Cards Partition
题面翻译
有 $n$ 种纸牌,第 $i$ 种纸牌你初始有 $a_i$ 张。
你可以再多购入 $k$ 张这 $n$ 种纸牌。
买完牌后,你要把这些牌按照下列规则分成若干牌组,满足:
- 牌组大小都相同。
- 任意牌组找不到价值相同的牌对。
要求求出牌组的最大大小。
输入
每个测试包含多个测试用例。第一行包含测试用例的数量 $t$ ( $1 \le t \le 10^4$ )。测试用例说明如下。
每个测试用例的第一行包含两个整数 $n$ , $k$ ( $1 \leq n \leq 2 \cdot 10^5$ , $0 \leq k \leq 10^{16}$ )–不同类型纸牌的数量和硬币的数量。
每个测试用例的第二行包含 $n$ 个整数 $a_1, a_2, \ldots, a_n$ ( $0 \leq a_i \leq 10^{10}$ , $\sum a_i \geq 1$ )–即每个 $1 \leq i \leq n$ 开始时拥有的 $i$ 类型的纸牌数量。
保证所有测试用例的 $n$ 之和不超过 $2 \cdot 10^5$ 。
translate by Hoks
题目描述
DJ Genki vs Gram - Einherjar Joker
⠀
You have some cards. An integer between $ 1 $ and $ n $ is written on each card: specifically, for each $ i $ from $ 1 $ to $ n $ , you have $ a_i $ cards which have the number $ i $ written on them.

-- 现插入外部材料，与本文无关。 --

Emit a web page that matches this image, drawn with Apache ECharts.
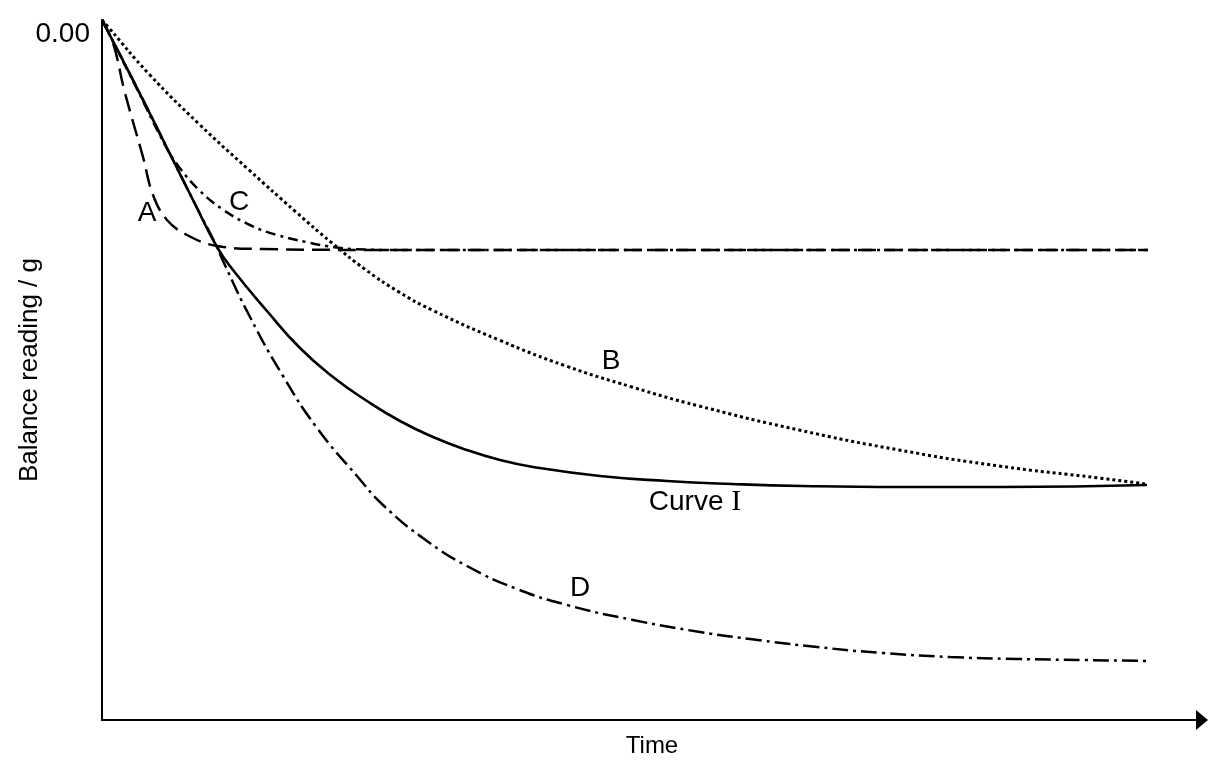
<!DOCTYPE html>
<html>
<head>
<meta charset="utf-8">
<script src="https://cdn.jsdelivr.net/npm/echarts@6/dist/echarts.min.js"></script>
<style>
html,body{margin:0;padding:0;background:#fff;}
#chart{width:1210px;height:760px;}
</style>
</head>
<body>
<div id="chart"></div>
<script>
// Time (arbitrary units) vs balance reading change (g)
const curveI = [[0,0],[3.3,-0.64],[6.6,-1.3],[9.3,-1.84],[11.5,-2.27],[13.1,-2.5],[16.5,-2.91],[19.8,-3.28],[23.1,-3.57],[26.5,-3.81],[29.8,-4.01],[33.1,-4.17],[36.5,-4.3],[39.8,-4.4],[43.1,-4.47],[49.8,-4.56],[56.5,-4.61],[63,-4.64],[70,-4.66],[80,-4.67],[90,-4.67],[104.5,-4.65]];
const curveA = [[0,0],[1.1,-0.23],[2.3,-0.73],[4.1,-1.37],[5.1,-1.75],[6.5,-2.0],[8.5,-2.15],[11.5,-2.26],[16,-2.29],[30,-2.3],[104.6,-2.3]];
const curveB = [[0,0],[0.7,-0.08],[4.7,-0.54],[9.7,-1.04],[14.7,-1.5],[19.4,-1.92],[23,-2.23],[26.4,-2.5],[29.7,-2.72],[33,-2.9],[39.7,-3.2],[46.4,-3.46],[53,-3.67],[59.7,-3.86],[69.7,-4.1],[79.7,-4.3],[89.7,-4.46],[99.7,-4.58],[104.4,-4.64]];
const curveC = [[0,0],[3.3,-0.65],[6.3,-1.25],[7.7,-1.47],[9.7,-1.7],[12.0,-1.89],[15.0,-2.06],[17.5,-2.15],[20.4,-2.22],[22.4,-2.26],[25,-2.29],[30,-2.3],[104.6,-2.3]];
const curveD = [[0,0],[3.3,-0.64],[6.6,-1.3],[9.3,-1.84],[11.5,-2.27],[12.1,-2.41],[14.8,-2.97],[18.1,-3.56],[21.5,-4.08],[25.5,-4.56],[28.1,-4.85],[32.5,-5.21],[36.5,-5.46],[41.5,-5.69],[46.5,-5.85],[53.1,-6.0],[59.8,-6.12],[64.8,-6.19],[71.5,-6.27],[78.1,-6.33],[84.8,-6.37],[91.5,-6.39],[98.1,-6.4],[104.6,-6.41]];
// annotation anchors [x, y, text]
const curveLabels = [[4.5,-1.93,'A'],[13.7,-1.82,'C'],[50.9,-3.41,'B'],[59.3,-4.82,'Curve {s|I}'],[47.8,-5.68,'D']];
const yTickLabels = {'0': '0.00'};
const xName = 'Time';
const yName = 'Balance reading / g';

const FONT = 'Liberation Sans, Arial, sans-serif';
const chart = echarts.init(document.getElementById('chart'), null, {renderer:'canvas'});

function lineSeries(name, data, type, width, smooth, z) {
  return {
    name, type: 'line', data, showSymbol: false, symbol: 'none',
    smooth: smooth, z: z || 2,
    lineStyle: {color: '#000', width: width || 2.5, type: type, cap: 'butt'},
    emphasis: {disabled: true}, silent: true, animation: false
  };
}

const labelSeries = {
  type: 'scatter', data: [], silent: true, symbolSize: 0,
  markPoint: {
    symbol: 'circle', symbolSize: 0, animation: false,
    data: curveLabels.map(l => ({coord: [l[0], l[1]], value: l[2],
      label: {show: true, position: 'inside', formatter: l[2], color: '#000',
        fontFamily: FONT, fontSize: 28,
        rich: {s: {fontFamily: 'Liberation Serif, Times New Roman, serif', fontSize: 30, color: '#000'}}}}))
  }
};

chart.setOption({
  animation: false,
  backgroundColor: '#fff',
  grid: {left: 102, right: 8, top: 20, bottom: 40, containLabel: false, outerBoundsMode: 'none'},
  xAxis: {
    type: 'value', min: 0, max: 110,
    name: xName, nameLocation: 'middle', nameGap: 14, nameMoveOverlap: false,
    nameTextStyle: {fontFamily: FONT, fontSize: 24, color: '#000', verticalAlign: 'top'},
    axisLine: {show: true, onZero: false, lineStyle: {color: '#000', width: 2}, symbol: ['none', 'triangle'], symbolSize: [20, 12]},
    axisTick: {show: false}, axisLabel: {show: false}, splitLine: {show: false}
  },
  yAxis: {
    type: 'value', min: -7, max: 0, interval: 7,
    name: yName, nameLocation: 'middle', nameGap: 59, nameRotate: 90, nameMoveOverlap: false,
    nameTextStyle: {fontFamily: FONT, fontSize: 26, color: '#000'},
    axisLine: {show: true, onZero: false, lineStyle: {color: '#000', width: 2}},
    axisTick: {show: false},
    axisLabel: {show: true, margin: 12, fontFamily: FONT, fontSize: 28, color: '#000',
      verticalAlign: 'top',
      formatter: v => yTickLabels[String(v)] || ''},
    splitLine: {show: false}
  },
  series: [
    lineSeries('A', curveA, [18, 8], 2.5, 0.4, 2),
    lineSeries('B', curveB, [3, 3], 3, 0.5, 2),
    lineSeries('C', curveC, [10, 5, 3, 5], 2.5, 0.4, 2),
    lineSeries('D', curveD, [16, 5, 3, 5], 2.5, 0.5, 2),
    lineSeries('Curve I', curveI, 'solid', 2.6, 0.5, 3),
    labelSeries
  ]
});
</script>
</body>
</html>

There is also a shop which contains unlimited cards of each type. You have $ k $ coins, so you can buy at most $ k $ new cards in total, and the cards you buy can contain any integer between $ \mathbf{1} $ and $ \mathbf{n} $ , inclusive.

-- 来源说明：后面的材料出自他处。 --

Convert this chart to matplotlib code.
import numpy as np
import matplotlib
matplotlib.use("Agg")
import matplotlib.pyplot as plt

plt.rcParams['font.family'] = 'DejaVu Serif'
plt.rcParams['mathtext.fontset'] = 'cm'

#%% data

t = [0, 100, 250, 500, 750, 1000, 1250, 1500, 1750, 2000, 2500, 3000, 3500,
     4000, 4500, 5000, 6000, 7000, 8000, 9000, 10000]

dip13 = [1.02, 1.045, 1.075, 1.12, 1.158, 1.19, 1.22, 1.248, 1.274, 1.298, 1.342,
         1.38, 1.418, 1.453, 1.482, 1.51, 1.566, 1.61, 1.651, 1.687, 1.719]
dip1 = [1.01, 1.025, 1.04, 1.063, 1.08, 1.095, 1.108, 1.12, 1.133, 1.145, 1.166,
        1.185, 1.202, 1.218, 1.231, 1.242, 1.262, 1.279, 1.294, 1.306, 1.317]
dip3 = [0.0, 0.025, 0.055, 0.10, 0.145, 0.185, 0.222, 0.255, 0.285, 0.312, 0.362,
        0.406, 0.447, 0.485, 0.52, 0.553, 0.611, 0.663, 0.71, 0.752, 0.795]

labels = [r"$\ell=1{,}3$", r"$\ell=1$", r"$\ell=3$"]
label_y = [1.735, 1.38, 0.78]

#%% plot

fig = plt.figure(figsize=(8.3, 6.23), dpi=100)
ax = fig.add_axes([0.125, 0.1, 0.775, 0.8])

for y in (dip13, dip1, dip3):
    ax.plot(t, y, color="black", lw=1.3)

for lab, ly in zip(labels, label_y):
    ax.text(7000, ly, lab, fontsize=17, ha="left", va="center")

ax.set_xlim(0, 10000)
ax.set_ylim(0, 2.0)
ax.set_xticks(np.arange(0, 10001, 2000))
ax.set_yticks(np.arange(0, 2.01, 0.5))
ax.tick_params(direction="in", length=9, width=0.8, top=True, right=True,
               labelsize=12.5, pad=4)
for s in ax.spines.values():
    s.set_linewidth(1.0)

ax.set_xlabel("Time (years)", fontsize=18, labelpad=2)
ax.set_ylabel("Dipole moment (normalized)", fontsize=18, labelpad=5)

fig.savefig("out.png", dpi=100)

After buying the new cards, you must partition all your cards into decks, according to the following rules:
- all the decks must have the same size;
- there are no pairs of cards with the same value in the same deck.

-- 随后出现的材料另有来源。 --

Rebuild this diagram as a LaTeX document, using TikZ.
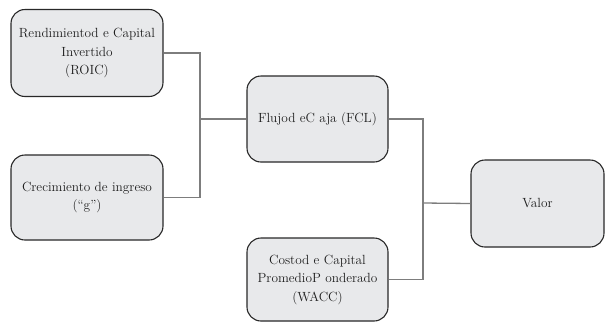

Find the maximum possible size of a deck after buying cards and partitioning them optimally.
输入格式
Each test contains multiple test cases. The first line contains the number of test cases $ t $ ( $ 1 \le t \le 10^4 $ ). The description of the test cases follows.
The first line of each test case contains two integers $ n $ , $ k $ ( $ 1 \leq n \leq 2 \cdot 10^5 $ , $ 0 \leq k \leq 10^{16} $ ) — the number of distinct types of cards and the number of coins.
The second line of each test case contains $ n $ integers $ a_1, a_2, \ldots, a_n $ ( $ 0 \leq a_i \leq 10^{10} $ , $ \sum a_i \geq 1 $ ) — the number of cards of type $ i $ you have at the beginning, for each $ 1 \leq i \leq n $ .
It is guaranteed that the sum of $ n $ over all test cases does not exceed $ 2 \cdot 10^5 $ .
输出格式
For each test case, output a single integer: the maximum possible size of a deck if you operate optimally.
样例 #1
样例输入 #1
9
3 1
3 2 2
5 4
2 6 1 2 4
2 100
1410065408 10000000000
10 8
7 4 6 6 9 3 10 2 8 7
2 12
2 2
2 70
0 1
1 0
1
3 0
2 1 2
3 1
0 3 3
样例输出 #1
2
3
1
7
2
2
1
1
2
提示
In the first test case, you can buy one card with the number $ 1 $ , and your cards become $ [1, 1, 1, 1, 2, 2, 3, 3] $ . You can partition them into the decks $ [1, 2], [1, 2], [1, 3], [1, 3] $ : they all have size $ 2 $ , and they all contain distinct values. You can show that you cannot get a partition with decks of size greater than $ 2 $ , so the answer is $ 2 $ .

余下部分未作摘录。